Gil Rendon, who reconstructs crime scenes for the Police Department, testified that there was a trail of what tests showed was Newhouse's blood from the top of the bridge to the bottom. He theorized that Krebs struck Newhouse and dragged or carried her to his Ford Ranger pickup.

Rendon later testified that a car seat that had been removed from the truck and left outside Krebs' residence was found by the Department of Justice lab to be stained with Newhouse's blood. Her blood was also found on a couch inside an abandoned A-frame structure near Krebs' home.

During emotional testimony, Gail Eberhart, the mother of Aundria Crawford, broke down in tears as she described her increasingly frantic efforts to reach her daughter by pager on March 12, 1999. She finally drove to San Luis Obispo from Visalia, triggering the search of her daughter's duplex.

A friend of Crawford said he had talked with her on the phone in the wee hours of March 11, and that she spoke about midterms and the health of her cat, which was locked in a bathroom downstairs after surgery.

Sometime after that call, Rendon theorized, Krebs lifted himself into the same downstairs bathroom through a small window, leaving handprints in the skylight area, before dropping himself into the tub.

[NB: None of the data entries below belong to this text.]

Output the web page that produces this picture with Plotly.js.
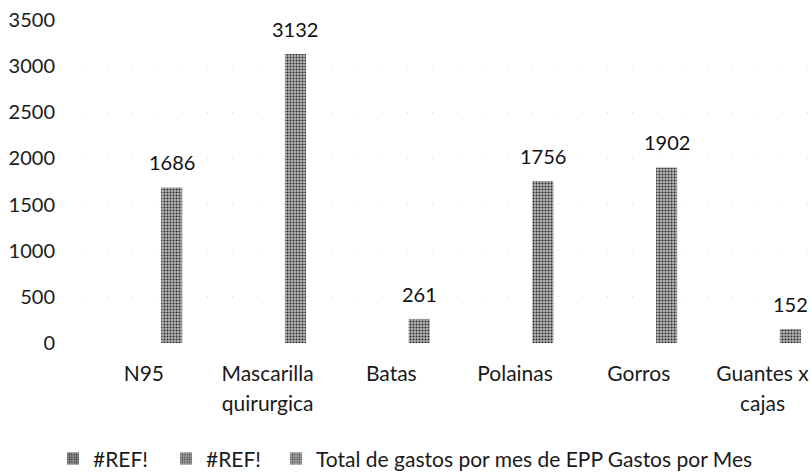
<!DOCTYPE html>
<html>
<head>
<meta charset="utf-8">
<script src="https://cdn.plot.ly/plotly-3.0.1.min.js"></script>
<style>html,body{margin:0;padding:0;background:#fff;}#chart{width:812px;height:473px;}</style>
</head>
<body>
<div id="chart"></div>
<script>
const categories = ["N95", "Mascarilla quirurgica", "Batas", "Polainas", "Gorros", "Guantes x cajas"];
const tickLabels = [["N95"], ["Mascarilla", "quirurgica"], ["Batas"], ["Polainas"], ["Gorros"], ["Guantes x", "cajas"]];
const seriesNames = ["#REF!", "#REF!", "Total de gastos por mes de EPP Gastos por Mes"];
const refSeries1 = [null, null, null, null, null, null];
const refSeries2 = [null, null, null, null, null, null];
const totalGastos = [1686, 3132, 261, 1756, 1902, 152];
const yTicks = [0, 500, 1000, 1500, 2000, 2500, 3000, 3500];

const FONT = "Lato, 'Noto Sans', sans-serif";
const barWidth = 0.17, barOffset = 0.14;
const idx = categories.map((c, i) => i);

function patterned(color, fg) {
  return {color: color, line: {width: 0}, pattern: {shape: ".", fgcolor: fg, bgcolor: color, size: 3, solidity: 0.35}};
}

const traces = [
  {type: "bar", name: seriesNames[0], legend: "legend", x: idx, y: refSeries1, marker: patterned("#9a9a9a", "#222"), width: barWidth, offset: barOffset - 2*barWidth},
  {type: "bar", name: seriesNames[1], legend: "legend2", x: idx, y: refSeries2, marker: patterned("#a8a8a8", "#333"), width: barWidth, offset: barOffset - barWidth},
  {type: "bar", name: seriesNames[2], legend: "legend3", x: idx, y: totalGastos, marker: patterned("#b4b4b4", "#2a2a2a"), width: barWidth, offset: barOffset, hoverinfo: "y"}
];

const annotations = totalGastos.map((v, i) => ({
  x: i + barOffset + barWidth / 2, y: v, xref: "x", yref: "y",
  text: String(v), showarrow: false, yanchor: "middle", yshift: 25,
  font: {family: FONT, size: 20, color: "#111"}
}));

function legendAt(xpx) {
  return {
    orientation: "h", xref: "container", yref: "container",
    x: xpx / 812, y: 0.03, xanchor: "left", yanchor: "middle",
    font: {family: FONT, size: 21, color: "#1a1a1a"},
    bgcolor: "rgba(0,0,0,0)"
  };
}

const layout = {
  width: 812, height: 473,
  margin: {l: 82, r: 0, t: 20, b: 130},
  paper_bgcolor: "#fff", plot_bgcolor: "#fff",
  barmode: "overlay",
  showlegend: true,
  font: {family: FONT, color: "#1a1a1a", size: 19},
  xaxis: {
    type: "linear", range: [-0.5, 5.4],
    tickmode: "array", tickvals: idx,
    ticktext: tickLabels.map(lines => lines.map(s => '<span style="font-size:21px">' + s + '</span>').join("<br>")),
    tickfont: {family: FONT, size: 23, color: "#1a1a1a"},
    ticks: "outside", ticklen: 9, tickcolor: "rgba(0,0,0,0)",
    showgrid: false, zeroline: false, showline: false, fixedrange: true
  },
  yaxis: {
    range: [0, 3500], tickmode: "array", tickvals: yTicks, ticktext: yTicks.map(String),
    tickfont: {family: FONT, size: 20, color: "#1a1a1a"},
    ticks: "outside", ticklen: 22, tickcolor: "rgba(0,0,0,0)",
    showgrid: true, gridcolor: "#d6d6d6", griddash: "1px,24px", gridwidth: 1,
    zeroline: false, showline: false, fixedrange: true
  },
  legend: legendAt(53),
  legend2: legendAt(166),
  legend3: legendAt(276),
  annotations: annotations
};

Plotly.newPlot("chart", traces, layout, {displayModeBar: false, staticPlot: true});
</script>
</body>
</html>
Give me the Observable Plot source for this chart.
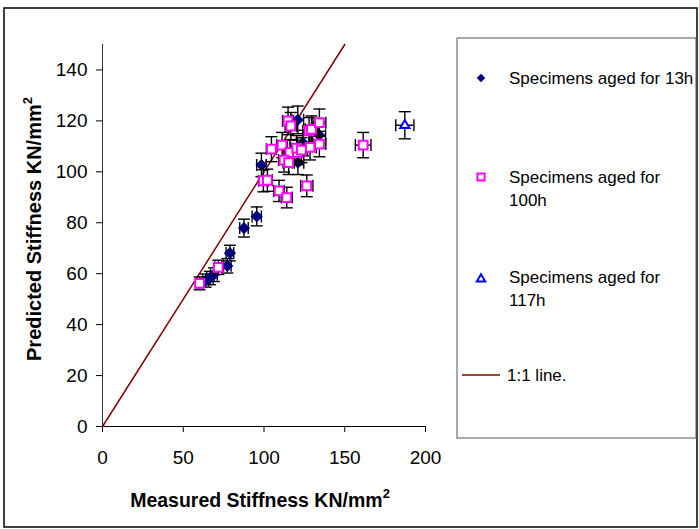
<!DOCTYPE html>
<html><head><meta charset="utf-8">
<script src="https://cdn.jsdelivr.net/npm/d3@7"></script>
<script src="https://cdn.jsdelivr.net/npm/@observablehq/plot@0.6"></script>
<style>body{margin:0;background:#fff} svg{display:block}</style>
</head><body><div id="chart"></div><script>
// Specimens aged for 13h
const x13 = [120.9, 134.1, 124.2, 121.0, 98.4, 95.5, 87.6, 78.9, 77.3, 69.0, 66.5, 63.9];
const y13 = [120.4, 114.4, 111.3, 103.6, 102.7, 82.5, 77.9, 68.1, 63.1, 59.6, 58.3, 57.3];
// Specimens aged for 100h
const x100 = [114.9, 116.6, 127.9, 129.4, 134.3, 134.3, 128.5, 104.6, 111.2, 116.1, 120.7, 112.4, 115.3, 120.3, 123.2, 99.6, 102.1, 109.3, 114.1, 126.5, 161.4, 71.7, 60.1];
const y100 = [120.0, 118.0, 116.1, 116.7, 119.3, 110.9, 109.6, 108.9, 110.5, 107.6, 107.6, 104.6, 103.6, 109.3, 108.5, 96.5, 96.7, 92.5, 89.9, 94.5, 110.5, 62.5, 56.2];
// Specimens aged for 117h
const x117 = [187.2];
const y117 = [118.3];
// 1:1 line
const lineX = [0, 150];
const lineY = [0, 150];
// percentage error bars
const xErrPct = 0.03;
const yErrPct = 0.045;
// ticks
const xTicks = [0, 50, 100, 150, 200];
const yTicks = [0, 20, 40, 60, 80, 100, 120, 140];
const seriesLabels = [["Specimens aged for 13h"], ["Specimens aged for", "100h"], ["Specimens aged for", "117h"], ["1:1 line."]];

const rows = (xs, ys) => xs.map((x, i) => ({x, y: ys[i], ex: x * xErrPct, ey: ys[i] * yErrPct}));
const d13 = rows(x13, y13), d100 = rows(x100, y100), d117 = rows(x117, y117);
const dLine = lineX.map((x, i) => ({x, y: lineY[i]}));

const hCap = {draw(ctx, size) { const r = Math.sqrt(size / Math.PI); ctx.moveTo(-r, 0); ctx.lineTo(r, 0); }};
const vCap = {draw(ctx, size) { const r = Math.sqrt(size / Math.PI); ctx.moveTo(0, -r); ctx.lineTo(0, r); }};

function errMarks(data) {
  const o = {stroke: "#000", strokeWidth: 1.4};
  return [
    Plot.ruleX(data, {x: "x", y1: d => d.y - d.ey, y2: d => d.y + d.ey, ...o}),
    Plot.ruleY(data, {y: "y", x1: d => d.x - d.ex, x2: d => d.x + d.ex, ...o}),
    Plot.dot(data, {x: "x", y: d => d.y + d.ey, symbol: hCap, r: 6, ...o}),
    Plot.dot(data, {x: "x", y: d => d.y - d.ey, symbol: hCap, r: 6, ...o}),
    Plot.dot(data, {x: d => d.x + d.ex, y: "y", symbol: vCap, r: 6, ...o}),
    Plot.dot(data, {x: d => d.x - d.ex, y: "y", symbol: vCap, r: 6, ...o})
  ];
}

const svg = Plot.plot({
  width: 699, height: 529,
  marginLeft: 102, marginRight: 274, marginTop: 44, marginBottom: 103,
  x: {domain: [0, 200]},
  y: {domain: [0, 150]},
  style: {fontFamily: "'Liberation Sans', Arial, sans-serif", fontSize: "19px", background: "white", color: "#000"},
  marks: [
    Plot.axisX({ticks: xTicks, tickSize: 6, tickPadding: 18, label: null}),
    Plot.axisY({ticks: yTicks, tickSize: 6, tickPadding: 9, label: null}),
    Plot.ruleX([0], {stroke: "#333"}),
    Plot.ruleY([0], {stroke: "#000"}),
    Plot.line(dLine, {x: "x", y: "y", stroke: "#800000", strokeWidth: 1.5}),
    ...errMarks(d13),
    Plot.dot(d13, {x: "x", y: "y", symbol: "diamond2", r: 5, fill: "#000080", stroke: "#000080", strokeWidth: 1}),
    ...errMarks(d100),
    Plot.dot(d100, {x: "x", y: "y", symbol: "square2", r: 5.6, fill: "white", stroke: "#FF00FF", strokeWidth: 2}),
    ...errMarks(d117),
    Plot.dot(d117, {x: "x", y: "y", symbol: "triangle2", r: 4.4, fill: "white", stroke: "#0000FF", strokeWidth: 2})
  ]
});

const s = d3.select(svg);
const font = "'Liberation Sans', Arial, sans-serif";
// outer frame
s.append("rect").attr("x", 4).attr("y", 8).attr("width", 693).attr("height", 519)
  .attr("fill", "none").attr("stroke", "#000").attr("stroke-width", 1.5);
// axis titles
const xt = s.append("text").attr("x", 260).attr("y", 507).attr("text-anchor", "middle")
  .attr("font-family", font).attr("font-weight", "bold").attr("font-size", 19.5).attr("fill", "#000");
xt.append("tspan").text("Measured Stiffness KN/mm");
xt.append("tspan").attr("dy", -9).attr("font-size", 13).text("2");
const yt = s.append("text").attr("transform", "translate(41,229) rotate(-90)").attr("text-anchor", "middle")
  .attr("font-family", font).attr("font-weight", "bold").attr("font-size", 20).attr("fill", "#000");
yt.append("tspan").text("Predicted Stiffness KN/mm");
yt.append("tspan").attr("dy", -9).attr("font-size", 13).text("2");
// legend
const lg = s.append("g").attr("text-anchor", "start");
lg.append("rect").attr("x", 457).attr("y", 38).attr("width", 239).attr("height", 400)
  .attr("fill", "white").attr("stroke", "#555").attr("stroke-width", 1);
const sym = (type, r) => d3.symbol(type, r * r * Math.PI)();
lg.append("path").attr("d", sym(d3.symbolDiamond2, 3.8)).attr("transform", "translate(481,78)").attr("fill", "#000080");
lg.append("path").attr("d", sym(d3.symbolSquare2, 4.6)).attr("transform", "translate(481,177)").attr("fill", "white").attr("stroke", "#FF00FF").attr("stroke-width", 2);
lg.append("path").attr("d", sym(d3.symbolTriangle2, 4.0)).attr("transform", "translate(481,279)").attr("fill", "white").attr("stroke", "#0000FF").attr("stroke-width", 2);
lg.append("line").attr("x1", 462).attr("x2", 500).attr("y1", 375).attr("y2", 375).attr("stroke", "#800000").attr("stroke-width", 1.5);
const baselines = [84, 183, 283, 381];
seriesLabels.forEach((lines, i) => {
  lines.forEach((t, j) => {
    lg.append("text").attr("x", i === 3 ? 507 : 509).attr("y", baselines[i] + j * 23)
      .attr("text-anchor", "start")
      .attr("font-family", font).attr("font-size", 17).attr("fill", "#000").text(t);
  });
});
document.getElementById("chart").appendChild(svg);
</script></body></html>
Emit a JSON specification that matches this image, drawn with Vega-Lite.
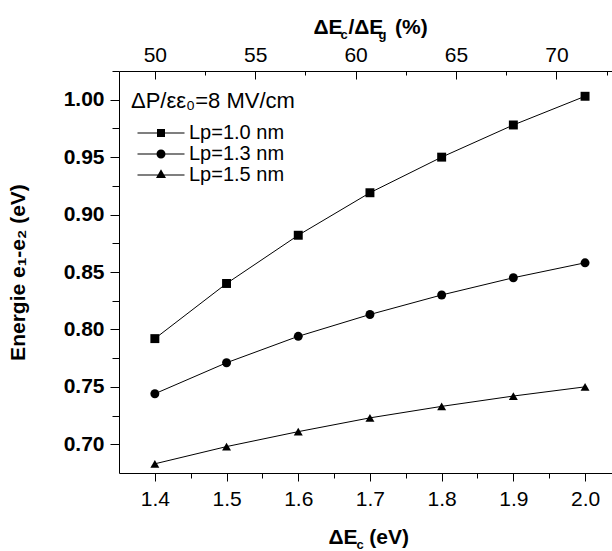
{
  "$schema": "https://vega.github.io/schema/vega-lite/v6.json",
  "width": 493,
  "height": 402,
  "autosize": {"type": "none"},
  "padding": {"left": 119, "top": 71, "right": 0, "bottom": 78},
  "background": "white",
  "config": {
    "font": "Liberation Sans",
    "view": {"stroke": null},
    "axis": {"grid": false, "domainColor": "black", "tickColor": "black", "labelColor": "black", "titleColor": "black", "domainWidth": 1, "tickWidth": 1, "labelFont": "Liberation Sans", "titleFont": "Liberation Sans"}
  },
  "data": {
    "values": [
      {"E": 1.4, "R": 50.0, "V": 0.792, "S": "Lp=1.0 nm"},
      {"E": 1.5, "R": 53.571, "V": 0.840, "S": "Lp=1.0 nm"},
      {"E": 1.6, "R": 57.143, "V": 0.882, "S": "Lp=1.0 nm"},
      {"E": 1.7, "R": 60.714, "V": 0.919, "S": "Lp=1.0 nm"},
      {"E": 1.8, "R": 64.286, "V": 0.950, "S": "Lp=1.0 nm"},
      {"E": 1.9, "R": 67.857, "V": 0.978, "S": "Lp=1.0 nm"},
      {"E": 2.0, "R": 71.429, "V": 1.003, "S": "Lp=1.0 nm"},
      {"E": 1.4, "R": 50.0, "V": 0.744, "S": "Lp=1.3 nm"},
      {"E": 1.5, "R": 53.571, "V": 0.771, "S": "Lp=1.3 nm"},
      {"E": 1.6, "R": 57.143, "V": 0.794, "S": "Lp=1.3 nm"},
      {"E": 1.7, "R": 60.714, "V": 0.813, "S": "Lp=1.3 nm"},
      {"E": 1.8, "R": 64.286, "V": 0.830, "S": "Lp=1.3 nm"},
      {"E": 1.9, "R": 67.857, "V": 0.845, "S": "Lp=1.3 nm"},
      {"E": 2.0, "R": 71.429, "V": 0.858, "S": "Lp=1.3 nm"},
      {"E": 1.4, "R": 50.0, "V": 0.683, "S": "Lp=1.5 nm"},
      {"E": 1.5, "R": 53.571, "V": 0.698, "S": "Lp=1.5 nm"},
      {"E": 1.6, "R": 57.143, "V": 0.711, "S": "Lp=1.5 nm"},
      {"E": 1.7, "R": 60.714, "V": 0.723, "S": "Lp=1.5 nm"},
      {"E": 1.8, "R": 64.286, "V": 0.733, "S": "Lp=1.5 nm"},
      {"E": 1.9, "R": 67.857, "V": 0.742, "S": "Lp=1.5 nm"},
      {"E": 2.0, "R": 71.429, "V": 0.750, "S": "Lp=1.5 nm"}
    ]
  },
  "resolve": {
    "scale": {"x": "independent", "y": "independent", "shape": "independent"},
    "axis": {"x": "independent", "y": "independent"},
    "legend": {"shape": "independent"}
  },
  "layer": [
    {
      "mark": {"type": "line", "color": "black", "strokeWidth": 1},
      "encoding": {
        "x": {
          "field": "E", "type": "quantitative",
          "scale": {"domain": [1.35, 2.0376], "nice": false, "zero": false},
          "axis": {
            "orient": "bottom", "values": [1.4, 1.5, 1.6, 1.7, 1.8, 1.9, 2.0], "format": ".1f",
            "tickSize": 8, "labelFontSize": 21, "labelPadding": 7,
            "title": "ΔE\u00a0\u00a0(eV)", "titleFontSize": 21, "titleFontWeight": "bold",
            "titleX": 209, "titleY": 70, "titleAlign": "left", "titleBaseline": "alphabetic"
          }
        },
        "y": {
          "field": "V", "type": "quantitative",
          "scale": {"domain": [0.675, 1.025], "nice": false, "zero": false},
          "axis": {
            "orient": "left", "values": [0.70, 0.75, 0.80, 0.85, 0.90, 0.95, 1.00], "format": ".2f",
            "tickSize": 9, "labelFontSize": 21, "labelFontWeight": "bold", "labelPadding": 6,
            "title": "Energie e₁-e₂ (eV)", "titleFontSize": 21, "titleFontWeight": "bold",
            "titleX": -95, "titleY": 201, "titleAlign": "center", "titleBaseline": "alphabetic", "titleAngle": -90
          }
        },
        "detail": {"field": "S", "type": "nominal"}
      }
    },
    {
      "mark": {"type": "point", "filled": true, "color": "black", "opacity": 1, "strokeWidth": 0, "size": 80},
      "encoding": {
        "x": {
          "field": "R", "type": "quantitative",
          "scale": {"domain": [48.214, 72.771], "nice": false, "zero": false},
          "axis": {
            "orient": "top", "values": [50, 55, 60, 65, 70], "format": "d",
            "tickSize": -8, "labelFontSize": 21, "labelPadding": 14,
            "title": "ΔE\u00a0/ΔE\u00a0\u00a0(%)", "titleFontSize": 21, "titleFontWeight": "bold",
            "titleX": 194, "titleY": -38, "titleAlign": "left", "titleBaseline": "alphabetic"
          }
        },
        "y": {
          "field": "V", "type": "quantitative",
          "scale": {"domain": [0.675, 1.025], "nice": false, "zero": false},
          "axis": {
            "orient": "left", "values": [0.725, 0.775, 0.825, 0.875, 0.925, 0.975, 1.025],
            "tickSize": 7, "labels": false, "domain": false, "title": null
          }
        },
        "shape": {
          "field": "S", "type": "nominal",
          "scale": {"domain": ["Lp=1.0 nm", "Lp=1.3 nm", "Lp=1.5 nm"], "range": ["square", "circle", "triangle-up"]},
          "legend": null
        }
      }
    },
    {
      "transform": [{"filter": "false"}],
      "mark": {"type": "point", "filled": true, "fill": "black", "opacity": 1, "strokeWidth": 0},
      "encoding": {
        "x": {"field": "E", "type": "quantitative", "scale": {"domain": [1.35, 2.0376], "nice": false, "zero": false}, "axis": null},
        "y": {"field": "V", "type": "quantitative", "scale": {"domain": [0.675, 1.025], "nice": false, "zero": false}, "axis": null},
        "shape": {
          "field": "S", "type": "nominal",
          "scale": {
            "domain": ["Lp=1.0 nm", "Lp=1.3 nm", "Lp=1.5 nm"],
            "range": [
              "M-2.35,-0.05L2.35,-0.05L2.35,0.05L-2.35,0.05ZM-0.4,-0.4L0.4,-0.4L0.4,0.4L-0.4,0.4Z",
              "M-2.35,-0.05L2.35,-0.05L2.35,0.05L-2.35,0.05ZM-0.45,0A0.45,0.45,0,1,1,0.45,0A0.45,0.45,0,1,1,-0.45,0Z",
              "M-2.35,-0.05L2.35,-0.05L2.35,0.05L-2.35,0.05ZM0,-0.577L0.5,0.289L-0.5,0.289Z"
            ]
          },
          "legend": {
            "orient": "none", "legendX": 12, "legendY": 20, "direction": "vertical", "padding": 0,
            "title": "ΔP/εε₀=8 MV/cm", "titleFontSize": 22, "titleFontWeight": "normal", "titleFont": "Liberation Sans", "titleColor": "black", "titlePadding": 10,
            "labelFontSize": 20, "labelFont": "Liberation Sans", "labelColor": "black", "labelOffset": 18,
            "symbolOffset": 20, "symbolSize": 400, "rowPadding": 1,
            "symbolStrokeWidth": 0, "symbolFillColor": "black", "symbolOpacity": 1
          }
        }
      }
    },
    {
      "mark": {"type": "point", "opacity": 0},
      "encoding": {
        "x": {
          "field": "E", "type": "quantitative",
          "scale": {"domain": [1.35, 2.0376], "nice": false, "zero": false},
          "axis": {
            "orient": "bottom", "values": [1.45, 1.55, 1.65, 1.75, 1.85, 1.95],
            "tickSize": 5, "labels": false, "domain": false,
            "title": "c", "titleFontSize": 13, "titleFontWeight": "bold",
            "titleX": 237, "titleY": 75, "titleAlign": "left", "titleBaseline": "alphabetic"
          }
        },
        "y": {"field": "V", "type": "quantitative", "scale": {"domain": [0.675, 1.025], "nice": false, "zero": false}, "axis": null}
      }
    },
    {
      "mark": {"type": "point", "opacity": 0},
      "encoding": {
        "x": {
          "field": "R", "type": "quantitative",
          "scale": {"domain": [48.214, 72.771], "nice": false, "zero": false},
          "axis": {
            "orient": "top", "values": [52.5, 57.5, 62.5, 67.5, 72.5],
            "tickSize": -4, "labels": false, "domain": false,
            "title": "c", "titleFontSize": 13, "titleFontWeight": "bold",
            "titleX": 221, "titleY": -33, "titleAlign": "left", "titleBaseline": "alphabetic"
          }
        },
        "y": {"field": "V", "type": "quantitative", "scale": {"domain": [0.675, 1.025], "nice": false, "zero": false}, "axis": null}
      }
    },
    {
      "mark": {"type": "point", "opacity": 0},
      "encoding": {
        "x": {
          "field": "R", "type": "quantitative",
          "scale": {"domain": [48.214, 72.771], "nice": false, "zero": false},
          "axis": {
            "orient": "top", "ticks": false, "labels": false, "domain": false,
            "title": "g", "titleFontSize": 13, "titleFontWeight": "bold",
            "titleX": 259, "titleY": -33, "titleAlign": "left", "titleBaseline": "alphabetic"
          }
        },
        "y": {"field": "V", "type": "quantitative", "scale": {"domain": [0.675, 1.025], "nice": false, "zero": false}, "axis": null}
      }
    }
  ]
}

Rendon said Crawford may have heard a noise she thought was the animal.

"She walked down the stairs and he accosted her at that point, knocking her down, and she lost an earring," Rendon testified.

Prosecutors allege that Krebs kept both victims alive for a time at his rural property, where items belonging to both Newhouse and Crawford were found.

"It was all so heart-wrenching at the time," said Dick Armfield, general manager at KSBY-TV in San Luis Obispo. KSBY is shooting the video and providing it for transmission on cable.

"Part of the reason for broadcasting it is that the community doesn't have the opportunity to just go to the courthouse and watch this since the venue changed. Some people need closure."